System.Fabric.FabricServiceNotFoundException: Service does not exist. ---> System.Runtime.InteropServices.COMException: Exception from HRESULT: 0x80071BCD
   at System.Fabric.Interop.NativeClient.IFabricServiceManagementClient6.EndResolveServicePartition(IFabricAsyncOperationContext context)
   at System.Fabric.FabricClient.ServiceManagementClient.ResolveServicePartitionEndWrapper(IFabricAsyncOperationContext context)
   at System.Fabric.Interop.AsyncCallOutAdapter2`1.Finish(IFabricAsyncOperationContext context, Boolean expectedCompletedSynchronously)
   --- End of inner exception stack trace ---
   at Microsoft.ServiceFabric.Services.Client.ServicePartitionResolver.ResolveHelperAsync(Func`5 resolveFunc, ResolvedServicePartition previousRsp, TimeSpan resolveTimeout, TimeSpan maxRetryInterval, CancellationToken cancellationToken, Uri serviceUri)
   at Microsoft.ServiceFabric.Services.Communication.Client.CommunicationClientFactoryBase`1.CreateClientWithRetriesAsync(ResolvedServicePartition previousRsp, TargetReplicaSelector targetReplicaSelector, String listenerName, OperationRetrySettings retrySettings, Boolean doInitialResolve, CancellationToken cancellationToken)
   at Microsoft.ServiceFabric.Services.Communication.Client.CommunicationClientFactoryBase`1.GetClientAsync(ResolvedServicePartition previousRsp, TargetReplicaSelector targetReplica, String listenerName, OperationRetrySettings retrySettings, CancellationToken cancellationToken)
   at Microsoft.ServiceFabric.Services.Remoting.V2.FabricTransport.Client.FabricTransportServiceRemotingClientFactory.GetClientAsync(ResolvedServicePartition previousRsp, TargetReplicaSelector targetReplicaSelector, String listenerName, OperationRetrySettings retrySettings, CancellationToken cancellationToken)
   at Microsoft.ServiceFabric.Services.Communication.Client.ServicePartitionClient`1.GetCommunicationClientAsync(CancellationToken cancellationToken)
   at Microsoft.ServiceFabric.Services.Communication.Client.ServicePartitionClient`1.InvokeWithRetryAsync[TResult](Func`2 func, CancellationToken cancellationToken, Type[] doNotRetryExceptionTypes)
   at Microsoft.ServiceFabric.Services.Remoting.V2.Client.ServiceRemotingPartitionClient.InvokeAsync(IServiceRemotingRequestMessage remotingRequestMessage, String methodName, CancellationToken cancellationToken)
   at Microsoft.ServiceFabric.Services.Remoting.Builder.ProxyBase.InvokeAsyncV2(Int32 interfaceId, Int32 methodId, String methodName, IServiceRemotingRequestMessageBody requestMsgBodyValue, CancellationToken cancellationToken)
   at Microsoft.ServiceFabric.Services.Remoting.Builder.ProxyBase.ContinueWithResultV2[TRetval](Int32 interfaceId, Int32 methodId, Task`1 task)
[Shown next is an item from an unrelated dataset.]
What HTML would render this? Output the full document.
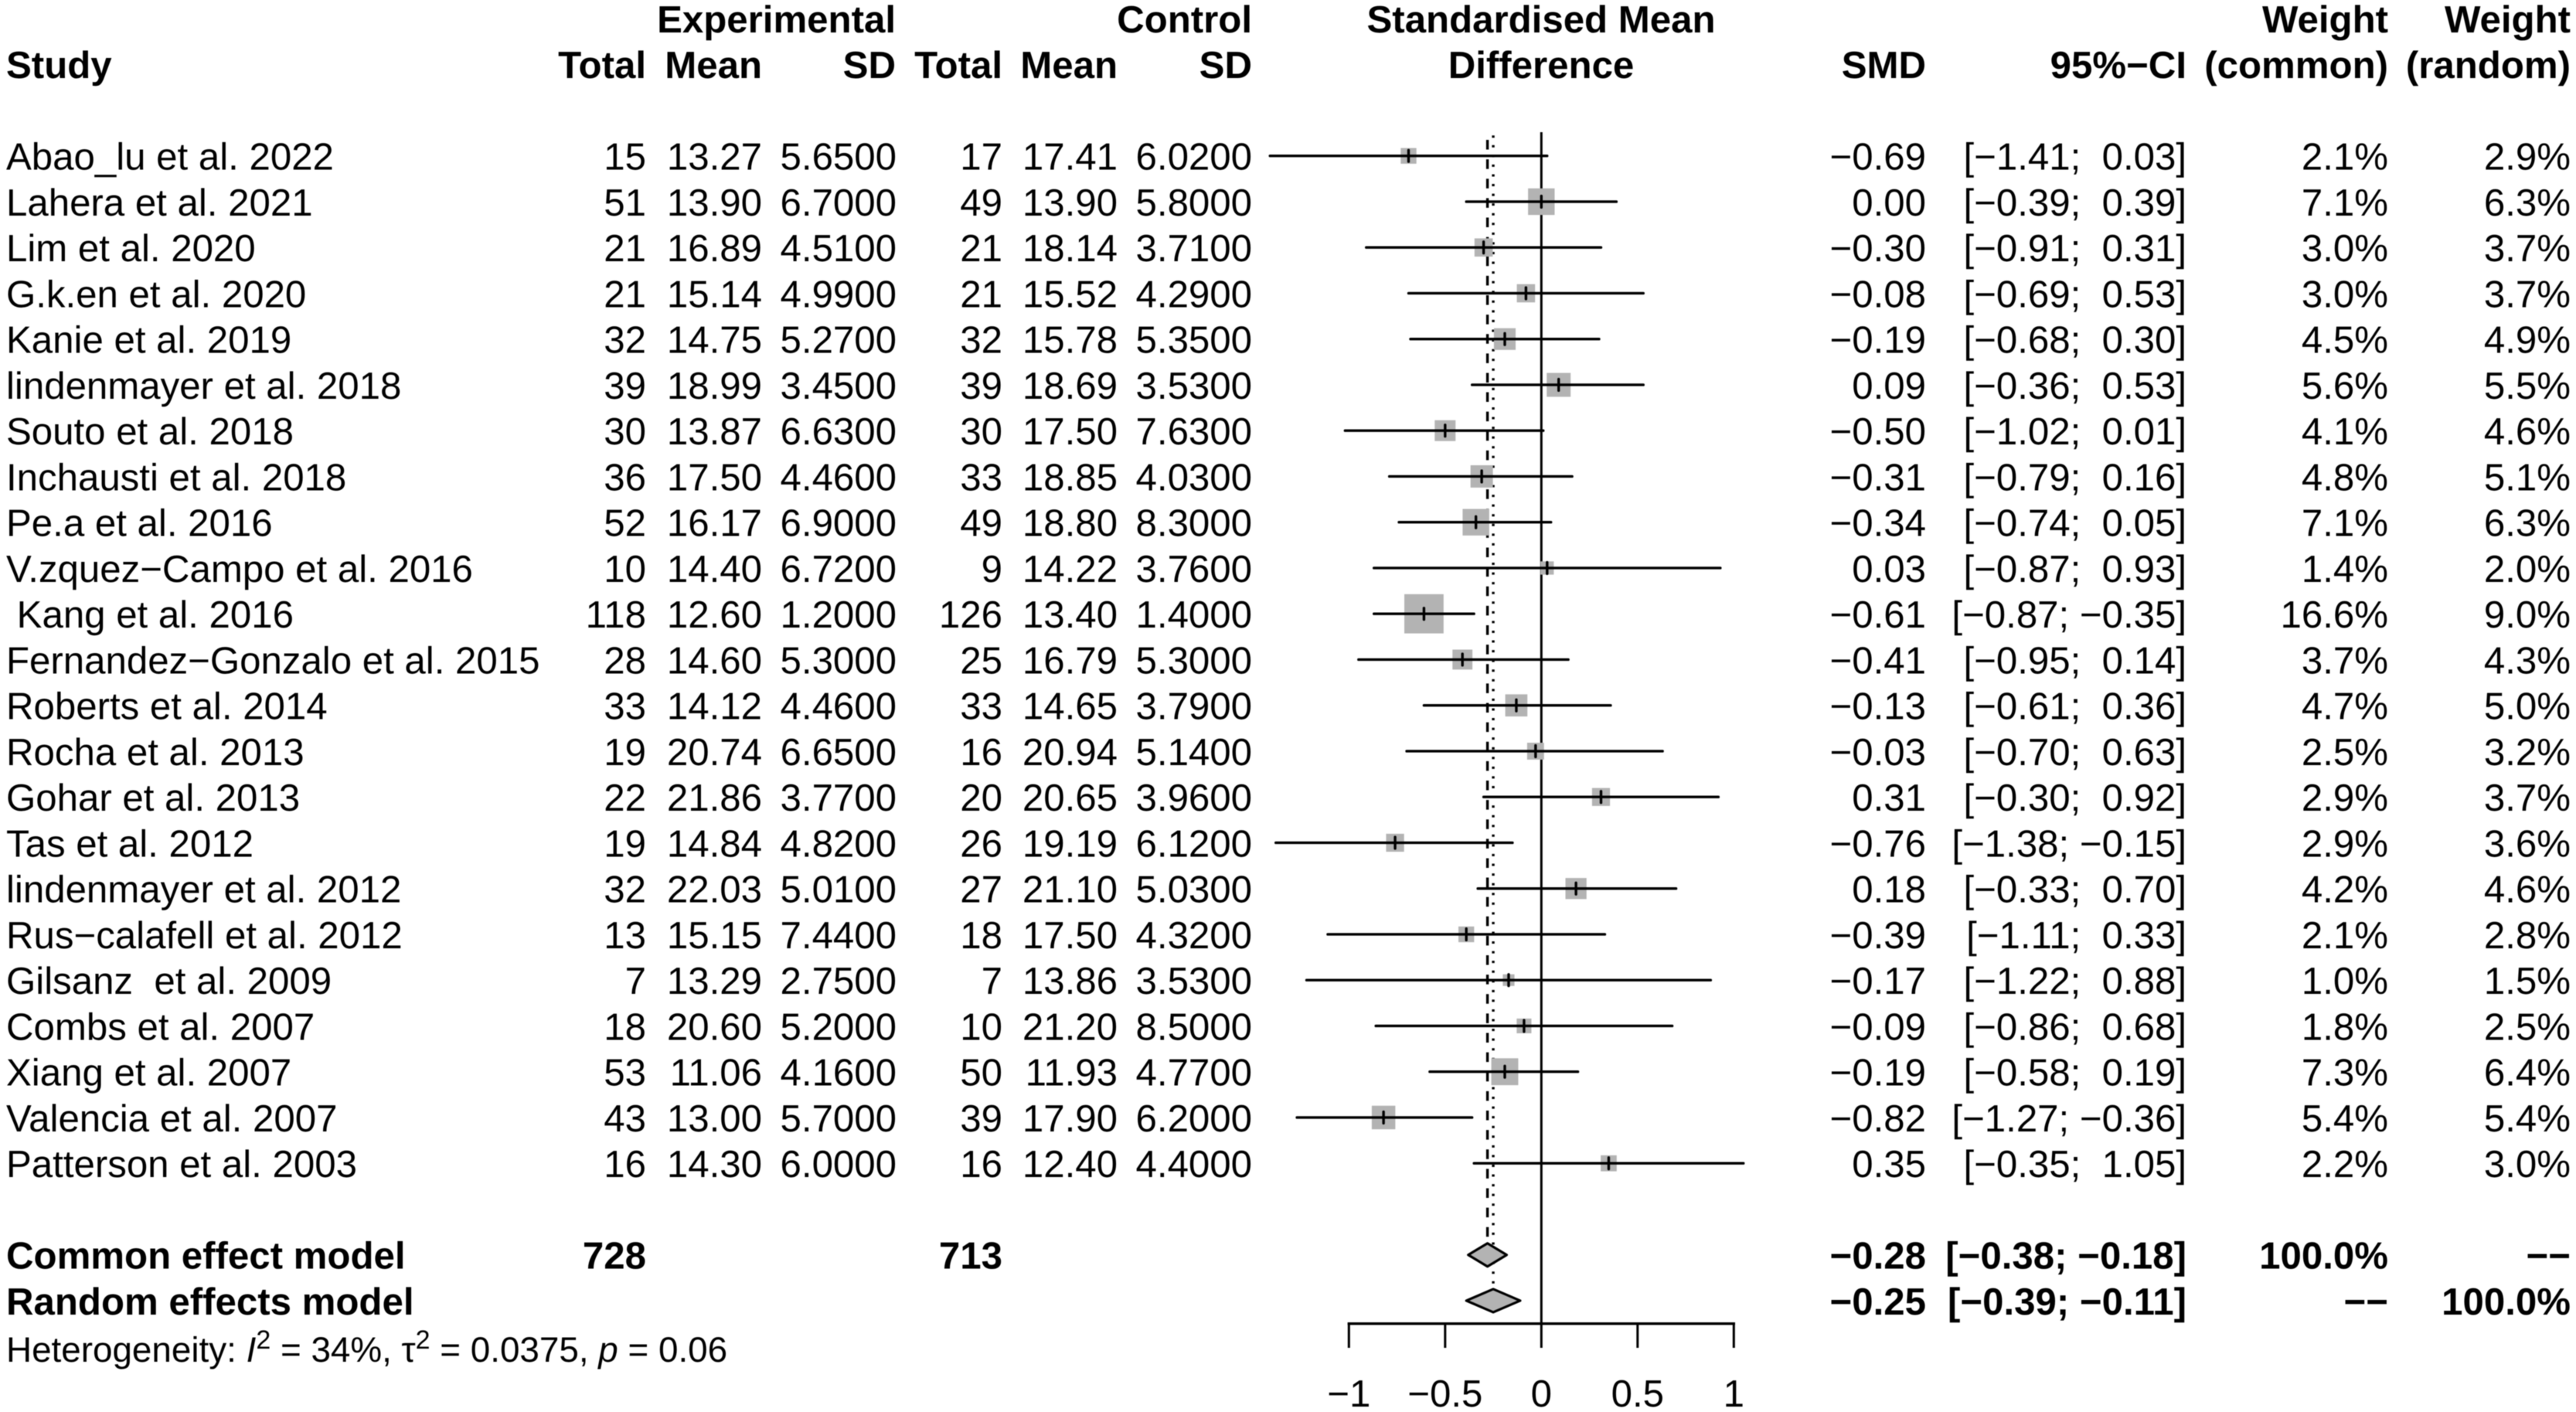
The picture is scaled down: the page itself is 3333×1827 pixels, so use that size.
<!DOCTYPE html>
<html lang="en">
<head>
<meta charset="utf-8">
<title>Forest plot: standardised mean difference</title>
<style>
html,body{margin:0;padding:0;background:#fff;}
svg{display:block;filter:blur(0.5px);}
text{font-family:"Liberation Sans",Arial,sans-serif;font-size:49.2px;fill:#000;white-space:pre;text-rendering:geometricPrecision;}
.b{font-weight:bold;}
.e{text-anchor:end;}
.m{text-anchor:middle;}
</style>
</head>
<body>
<svg id="chart" xmlns="http://www.w3.org/2000/svg" width="3333" height="1827" viewBox="0 0 3333 1827" xml:space="preserve">
<rect x="0" y="0" width="3333" height="1827" fill="#fff"/>
<g id="header">
<text class="b e" x="1159" y="42">Experimental</text>
<text class="b e" x="1620" y="42">Control</text>
<text class="b m" x="1994" y="42">Standardised Mean</text>
<text class="b e" x="3090" y="42">Weight</text>
<text class="b e" x="3326" y="42">Weight</text>
<text class="b" x="8" y="101">Study</text>
<text class="b e" x="836" y="101">Total</text>
<text class="b e" x="986" y="101">Mean</text>
<text class="b e" x="1159" y="101">SD</text>
<text class="b e" x="1297" y="101">Total</text>
<text class="b e" x="1446" y="101">Mean</text>
<text class="b e" x="1620" y="101">SD</text>
<text class="b m" x="1994" y="101">Difference</text>
<text class="b e" x="2492" y="101">SMD</text>
<text class="b e" x="2829" y="101">95%−CI</text>
<text class="b e" x="3090" y="101">(common)</text>
<text class="b e" x="3326" y="101">(random)</text>
</g>
<g id="refLines"></g>
<g id="marks"></g>
<g id="summary"></g>
<g id="axis"></g>
<g id="rows"></g>
<g id="summaryRows"></g>
<text x="8" y="1762" style="font-size:45.8px">Heterogeneity: <tspan font-style="italic">I</tspan><tspan dy="-17" style="font-size:34px">2</tspan><tspan dy="17"> = 34%, τ</tspan><tspan dy="-17" style="font-size:34px">2</tspan><tspan dy="17"> = 0.0375, </tspan><tspan font-style="italic">p</tspan> = 0.06</text>
</svg>
<script>
const studies = ["Abao_lu et al. 2022","Lahera et al. 2021","Lim et al. 2020","G.k.en et al. 2020","Kanie et al. 2019","lindenmayer et al. 2018","Souto et al. 2018","Inchausti et al. 2018","Pe.a et al. 2016","V.zquez−Campo et al. 2016"," Kang et al. 2016","Fernandez−Gonzalo et al. 2015","Roberts et al. 2014","Rocha et al. 2013","Gohar et al. 2013","Tas et al. 2012","lindenmayer et al. 2012","Rus−calafell et al. 2012","Gilsanz  et al. 2009","Combs et al. 2007","Xiang et al. 2007","Valencia et al. 2007","Patterson et al. 2003"];
const expTotal = [15,51,21,21,32,39,30,36,52,10,118,28,33,19,22,19,32,13,7,18,53,43,16];
const expMean = [13.27,13.90,16.89,15.14,14.75,18.99,13.87,17.50,16.17,14.40,12.60,14.60,14.12,20.74,21.86,14.84,22.03,15.15,13.29,20.60,11.06,13.00,14.30];
const expSd = [5.65,6.70,4.51,4.99,5.27,3.45,6.63,4.46,6.90,6.72,1.20,5.30,4.46,6.65,3.77,4.82,5.01,7.44,2.75,5.20,4.16,5.70,6.00];
const ctlTotal = [17,49,21,21,32,39,30,33,49,9,126,25,33,16,20,26,27,18,7,10,50,39,16];
const ctlMean = [17.41,13.90,18.14,15.52,15.78,18.69,17.50,18.85,18.80,14.22,13.40,16.79,14.65,20.94,20.65,19.19,21.10,17.50,13.86,21.20,11.93,17.90,12.40];
const ctlSd = [6.02,5.80,3.71,4.29,5.35,3.53,7.63,4.03,8.30,3.76,1.40,5.30,3.79,5.14,3.96,6.12,5.03,4.32,3.53,8.50,4.77,6.20,4.40];
const smd = [-0.69,0.00,-0.30,-0.08,-0.19,0.09,-0.50,-0.31,-0.34,0.03,-0.61,-0.41,-0.13,-0.03,0.31,-0.76,0.18,-0.39,-0.17,-0.09,-0.19,-0.82,0.35];
const ciLower = [-1.41,-0.39,-0.91,-0.69,-0.68,-0.36,-1.02,-0.79,-0.74,-0.87,-0.87,-0.95,-0.61,-0.70,-0.30,-1.38,-0.33,-1.11,-1.22,-0.86,-0.58,-1.27,-0.35];
const ciUpper = [0.03,0.39,0.31,0.53,0.30,0.53,0.01,0.16,0.05,0.93,-0.35,0.14,0.36,0.63,0.92,-0.15,0.70,0.33,0.88,0.68,0.19,-0.36,1.05];
const weightCommon = [2.1,7.1,3.0,3.0,4.5,5.6,4.1,4.8,7.1,1.4,16.6,3.7,4.7,2.5,2.9,2.9,4.2,2.1,1.0,1.8,7.3,5.4,2.2];
const weightRandom = [2.9,6.3,3.7,3.7,4.9,5.5,4.6,5.1,6.3,2.0,9.0,4.3,5.0,3.2,3.7,3.6,4.6,2.8,1.5,2.5,6.4,5.4,3.0];
const summaryLabels = ["Common effect model","Random effects model"];
const summaryEstimate = [-0.28,-0.25];
const summaryLower = [-0.38,-0.39];
const summaryUpper = [-0.18,-0.11];
const summaryExpTotal = [728,null];
const summaryCtlTotal = [713,null];
const summaryWeightCommon = [100.0,null];
const summaryWeightRandom = [null,100.0];
const axisTicks = [-1,-0.5,0,0.5,1];
const axisTickLabels = ["−1","−0.5","0","0.5","1"];

const SVGNS = "http://www.w3.org/2000/svg";
function xScale(v){ return 1994.3 + 249 * v; }
function yRow(i){ return 201.7 + 59.25 * i; }
function ySummary(i){ return yRow(studies.length + 1 + i); }
function squareSize(w){ return 11.6 * Math.sqrt(w) + 3.5; }
function make(tag, parent){
  const el = document.createElementNS(SVGNS, tag);
  parent.appendChild(el);
  return el;
}
function seg(parent, x1, y1, x2, y2, width, cap){
  const el = make("line", parent);
  el.setAttribute("x1", x1); el.setAttribute("y1", y1);
  el.setAttribute("x2", x2); el.setAttribute("y2", y2);
  el.setAttribute("stroke", "#000");
  el.setAttribute("stroke-width", width);
  el.setAttribute("stroke-linecap", cap || "round");
  return el;
}
function label(parent, x, y, str, cls){
  const el = make("text", parent);
  el.setAttribute("x", x); el.setAttribute("y", y);
  if (cls) el.setAttribute("class", cls);
  el.textContent = str;
  return el;
}
function neg(v, d){ return v.toFixed(d).replace("-", "−"); }
function ciText(lo, up){
  const l = neg(lo, 2), u = neg(up, 2);
  const pl = lo < 0 ? "" : " ";
  const pu = up < 0 ? "" : " ";
  return "[" + pl + l + "; " + pu + u + "]";
}

const refG = document.getElementById("refLines");
const marksG = document.getElementById("marks");
const sumG = document.getElementById("summary");
const axisG = document.getElementById("axis");
const rowsG = document.getElementById("rows");
const sumRowsG = document.getElementById("summaryRows");

const zeroLine = seg(refG, xScale(0), 171, xScale(0), 1712.5, 3, "butt");


const commonLine = seg(refG, xScale(summaryEstimate[0]), 181, xScale(summaryEstimate[0]), ySummary(0) - 15, 3.4, "butt");
commonLine.setAttribute("stroke-dasharray", "12.5 12.62");


const randomLine = seg(refG, xScale(summaryEstimate[1]), 175.2, xScale(summaryEstimate[1]), ySummary(1) - 15, 3.4, "butt");
randomLine.setAttribute("stroke-dasharray", "3 9.564");



studies.forEach(function(name, i){
  const y = yRow(i), cx = xScale(smd[i]), s = squareSize(weightCommon[i]);
  const sq = make("rect", marksG);
  sq.setAttribute("x", cx - s / 2); sq.setAttribute("y", y - s / 2);
  sq.setAttribute("width", s); sq.setAttribute("height", s);
  sq.setAttribute("fill", "#b3b3b3");
  
  
  const ci = seg(marksG, xScale(ciLower[i]), y, xScale(ciUpper[i]), y, 3.4);
  
  
  const tick = seg(marksG, cx, y - 7.4, cx, y + 7.4, 3.4);
  
  

  const b = y + 18;
  const t0 = label(rowsG, 8, b, name);
  
  
  const t1 = label(rowsG, 836, b, String(expTotal[i]), "e");
  
  
  const t2 = label(rowsG, 986, b, expMean[i].toFixed(2), "e");
  
  
  const t3 = label(rowsG, 1160, b, expSd[i].toFixed(4), "e");
  
  
  const t4 = label(rowsG, 1297, b, String(ctlTotal[i]), "e");
  
  
  const t5 = label(rowsG, 1446, b, ctlMean[i].toFixed(2), "e");
  
  
  const t6 = label(rowsG, 1620, b, ctlSd[i].toFixed(4), "e");
  
  
  const t7 = label(rowsG, 2492, b, neg(smd[i], 2), "e");
  
  
  const t8 = label(rowsG, 2829, b, ciText(ciLower[i], ciUpper[i]), "e");
  
  
  const t9 = label(rowsG, 3090, b, weightCommon[i].toFixed(1) + "%", "e");
  
  
  const t10 = label(rowsG, 3326, b, weightRandom[i].toFixed(1) + "%", "e");
  
  
});

summaryLabels.forEach(function(name, i){
  const y = ySummary(i), b = y + 18;
  const d = make("polygon", sumG);
  d.setAttribute("points", [
    xScale(summaryLower[i]) + "," + y,
    xScale(summaryEstimate[i]) + "," + (y - 15),
    xScale(summaryUpper[i]) + "," + y,
    xScale(summaryEstimate[i]) + "," + (y + 15)
  ].join(" "));
  d.setAttribute("fill", "#b3b3b3");
  d.setAttribute("stroke", "#000");
  d.setAttribute("stroke-width", "3.2");
  d.setAttribute("stroke-linejoin", "round");
  
  

  const s0 = label(sumRowsG, 8, b, name, "b");
  
  
  if (summaryExpTotal[i] !== null) {
    const s1 = label(sumRowsG, 836, b, String(summaryExpTotal[i]), "b e");
    
    
  }
  if (summaryCtlTotal[i] !== null) {
    const s2 = label(sumRowsG, 1297, b, String(summaryCtlTotal[i]), "b e");
    
    
  }
  const s3 = label(sumRowsG, 2492, b, neg(summaryEstimate[i], 2), "b e");
  
  
  const s4 = label(sumRowsG, 2829, b, ciText(summaryLower[i], summaryUpper[i]), "b e");
  
  
  const wc = summaryWeightCommon[i];
  const s5 = label(sumRowsG, 3090, b, wc === null ? "−−" : wc.toFixed(1) + "%", "b e");
  
  
  const wr = summaryWeightRandom[i];
  const s6 = label(sumRowsG, 3326, b, wr === null ? "−−" : wr.toFixed(1) + "%", "b e");
  
  
});

const axisLine = seg(axisG, xScale(axisTicks[0]), 1712.7, xScale(axisTicks[axisTicks.length - 1]), 1712.7, 3.4, "square");


axisTicks.forEach(function(v, i){
  const tk = seg(axisG, xScale(v), 1712.7, xScale(v), 1744, 3, "butt");
  
  
  const lb = label(axisG, xScale(v), 1820, axisTickLabels[i], "m");
  
  
});
</script>
</body>
</html>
正如预期的那样,Service Fabric 必须关闭服务才能启动新版本,这将导致像您遇到的那样的暂时性错误。

默认情况下,Remoting API 已经内置了重试逻辑,来自 docs:

The service proxy handles all failover exceptions for the service partition it is created for. It re-resolves the endpoints if there are failover exceptions (non-transient exceptions) and retries the call with the correct endpoint. The number of retries for failover exceptions is indefinite. If transient exceptions occur, the proxy retries the call.

话虽如此,您不应该要求添加额外的重试逻辑,也许您应该尝试调整 OperationRetrySettings 以更好地处理这些重试。

如果问题没有解决,而你仍然想在代码中添加逻辑,最简单的处理方法是使用像 Polly 这样的瞬态故障处理库,如下所示:

   var policy = Policy
                 .Handle<FabricServiceNotFoundException>()
                 .WaitAndRetry(new[]
                 {
                   TimeSpan.FromSeconds(1),
                   TimeSpan.FromSeconds(2),
                   TimeSpan.FromSeconds(3)
                 });

   policy.Execute(() => DoSomething());

在此示例中,您在重试之间执行指数退避,如果调用次数过多,我建议改用断路器方法。